#### DO THIS:
Only the lines from the start of the data to the line containing "1.99, 2.11, 2.22];", both included, should be output, exactly and without pictures.

═════ MATERIAL PROVIDED ═════

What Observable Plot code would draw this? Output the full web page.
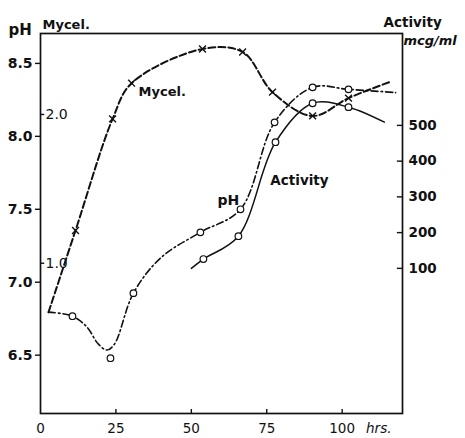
<!DOCTYPE html>
<html>
<head>
<meta charset="utf-8">
<script src="https://cdn.jsdelivr.net/npm/d3@7"></script>
<script src="https://cdn.jsdelivr.net/npm/@observablehq/plot@0.6"></script>
<style>
  html, body { margin: 0; padding: 0; background: #fff; }
  svg { display: block; }
</style>
</head>
<body>
<div id="chart"></div>
<script>
// ---- data ----
// x: hours; pH in pH units; mycelium in its own units; activity in mcg/ml
const xTicks = [0, 25, 50, 75, 100];
const phTicks = [6.5, 7.0, 7.5, 8.0, 8.5];
const mycelTicks = [1.0, 2.0];
const activityTicks = [100, 200, 300, 400, 500];

// Mycelium (dashed line, x markers; first & last are line ends only)
const mycelHrs = [2.65, 11.6, 23.9, 30.2, 53.7, 67.0, 76.9, 90.2, 102.1, 116];
const mycelVal = [0.67, 1.22, 1.97, 2.21, 2.44, 2.42, 2.15, 1.99, 2.11, 2.22];

// pH (dash-dot line drawn by hand; circles are the measurements)
const phLineHrs = [2.65, 10.6, 15.5, 19, 22, 24.5, 30.8, 40, 53.0, 66.3, 77.6, 90.2, 102.1, 117.7];
const phLineVal = [6.795, 6.767, 6.69, 6.58, 6.535, 6.575, 6.925, 7.17, 7.342, 7.50, 8.096, 8.336, 8.322, 8.30];
const phPtHrs = [10.6, 23.2, 30.8, 53.0, 66.3, 77.6, 90.2, 102.1];
const phPtVal = [6.767, 6.479, 6.925, 7.342, 7.50, 8.096, 8.336, 8.322];

// Activity (solid line, circles; first & last are line ends only)
const actHrs = [50.0, 54.0, 65.6, 77.9, 90.2, 102.1, 114];
const actVal = [100, 126, 190, 453, 562, 551, 509];

// ---- secondary axes expressed on the pH scale ----
const mycelToPH = m => 6.11 + 1.02 * m;
const actToPH = a => 6.85 + 0.00245 * a;
const phToAct = p => Math.round((p - 6.85) / 0.00245);

const idx = n => d3.range(n);
const mid = n => d3.range(1, n - 1);

const font = "DejaVu Sans";

const chart = Plot.plot({
  width: 465,
  height: 438,
  marginLeft: 40,
  marginRight: 63,
  marginTop: 33,
  marginBottom: 25,
  style: { fontFamily: font, fontSize: "13px", background: "white", color: "#111" },
  x: { domain: [0, 120] },
  y: { domain: [6.10, 8.705] },
  marks: [
    Plot.frame({ stroke: "#111", strokeWidth: 1.7 }),
    // left pH axis (outward ticks)
    Plot.axisY(phTicks, { anchor: "left", tickSize: 5, tickPadding: 3, strokeWidth: 1.4,
      tickFormat: d => d.toFixed(1), fontSize: 14, fontWeight: "bold" }),
    // inner Mycel. axis
    Plot.ruleY(mycelTicks.map(mycelToPH), { x1: 0, x2: 1.4, strokeWidth: 1.4 }),
    Plot.text(mycelTicks, { y: mycelTicks.map(mycelToPH), frameAnchor: "left", dx: 5,
      textAnchor: "start", text: d => d.toFixed(1), fontSize: 14 }),
    // right Activity axis (inward ticks)
    Plot.ruleY(activityTicks.map(actToPH), { x1: 120 - 1.7, x2: 120, strokeWidth: 1.4 }),
    Plot.axisY(activityTicks.map(actToPH), { anchor: "right", tickSize: 0, tickPadding: 6,
      tickFormat: d => String(phToAct(d)), fontSize: 13.5, fontWeight: "bold" }),
    // bottom axis (inward ticks)
    Plot.ruleX(xTicks.slice(1), { y1: 6.10, y2: 6.10 + 4 / 146, strokeWidth: 1.4 }),
    Plot.axisX(xTicks, { anchor: "bottom", tickSize: 0, tickPadding: 10, fontSize: 13.5 }),
    Plot.text(["hrs."], { frameAnchor: "bottom-right", dx: -11, dy: 10, lineAnchor: "top",
      fontStyle: "italic", fontSize: 13.5 }),
    // axis headers
    Plot.text(["pH"], { frameAnchor: "top-left", dx: -32, dy: 1, textAnchor: "start",
      lineAnchor: "bottom", fontSize: 15, fontWeight: "bold" }),
    Plot.text(["Mycel."], { frameAnchor: "top-left", dx: 2, dy: -5, textAnchor: "start",
      lineAnchor: "bottom", fontSize: 13, fontWeight: "bold" }),
    Plot.text(["Activity"], { frameAnchor: "top-right", dx: -19, dy: -7, textAnchor: "start",
      lineAnchor: "bottom", fontSize: 13.5, fontWeight: "bold" }),
    Plot.text(["mcg/ml"], { frameAnchor: "top-right", dx: 1, dy: 11, textAnchor: "start",
      lineAnchor: "bottom", fontSize: 13, fontWeight: "bold", fontStyle: "italic" }),
    // curves
    Plot.line(idx(mycelHrs.length), { x: mycelHrs, y: mycelVal.map(mycelToPH),
      curve: "catmull-rom", stroke: "#111", strokeWidth: 2, strokeDasharray: "7,3" }),
    Plot.line(idx(phLineHrs.length), { x: phLineHrs, y: phLineVal,
      curve: "catmull-rom", stroke: "#111", strokeWidth: 1.6, strokeDasharray: "7,3,1.6,3" }),
    Plot.line(idx(actHrs.length), { x: actHrs, y: actVal.map(actToPH),
      curve: "catmull-rom", stroke: "#111", strokeWidth: 1.5 }),
    // markers
    Plot.dot(mid(mycelHrs.length), { x: i => mycelHrs[i], y: i => mycelToPH(mycelVal[i]),
      symbol: "times", r: 3.2, stroke: "#111", strokeWidth: 1.4 }),
    Plot.dot(idx(phPtHrs.length), { x: phPtHrs, y: phPtVal,
      r: 3.3, fill: "white", stroke: "#111", strokeWidth: 1.2 }),
    Plot.dot(mid(actHrs.length), { x: i => actHrs[i], y: i => actToPH(actVal[i]),
      r: 3.3, fill: "white", stroke: "#111", strokeWidth: 1.2 }),
    // curve labels
    Plot.text(["Mycel."], { x: [32.5], y: [8.274], textAnchor: "start", lineAnchor: "bottom",
      fontSize: 13, fontWeight: "bold" }),
    Plot.text(["pH"], { x: [58.7], y: [7.527], textAnchor: "start", lineAnchor: "bottom",
      fontSize: 14, fontWeight: "bold" }),
    Plot.text(["Activity"], { x: [76.2], y: [7.664], textAnchor: "start", lineAnchor: "bottom",
      fontSize: 13.5, fontWeight: "bold" })
  ]
});
document.getElementById("chart").append(chart);
</script>
</body>
</html>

═════

#### WORKED SOLUTION:
What Observable Plot code would draw this? Output the full web page.
<!DOCTYPE html>
<html>
<head>
<meta charset="utf-8">
<script src="https://cdn.jsdelivr.net/npm/d3@7"></script>
<script src="https://cdn.jsdelivr.net/npm/@observablehq/plot@0.6"></script>
<style>
  html, body { margin: 0; padding: 0; background: #fff; }
  svg { display: block; }
</style>
</head>
<body>
<div id="chart"></div>
<script>
// ---- data ----
// x: hours; pH in pH units; mycelium in its own units; activity in mcg/ml
const xTicks = [0, 25, 50, 75, 100];
const phTicks = [6.5, 7.0, 7.5, 8.0, 8.5];
const mycelTicks = [1.0, 2.0];
const activityTicks = [100, 200, 300, 400, 500];

// Mycelium (dashed line, x markers; first & last are line ends only)
const mycelHrs = [2.65, 11.6, 23.9, 30.2, 53.7, 67.0, 76.9, 90.2, 102.1, 116];
const mycelVal = [0.67, 1.22, 1.97, 2.21, 2.44, 2.42, 2.15, 1.99, 2.11, 2.22];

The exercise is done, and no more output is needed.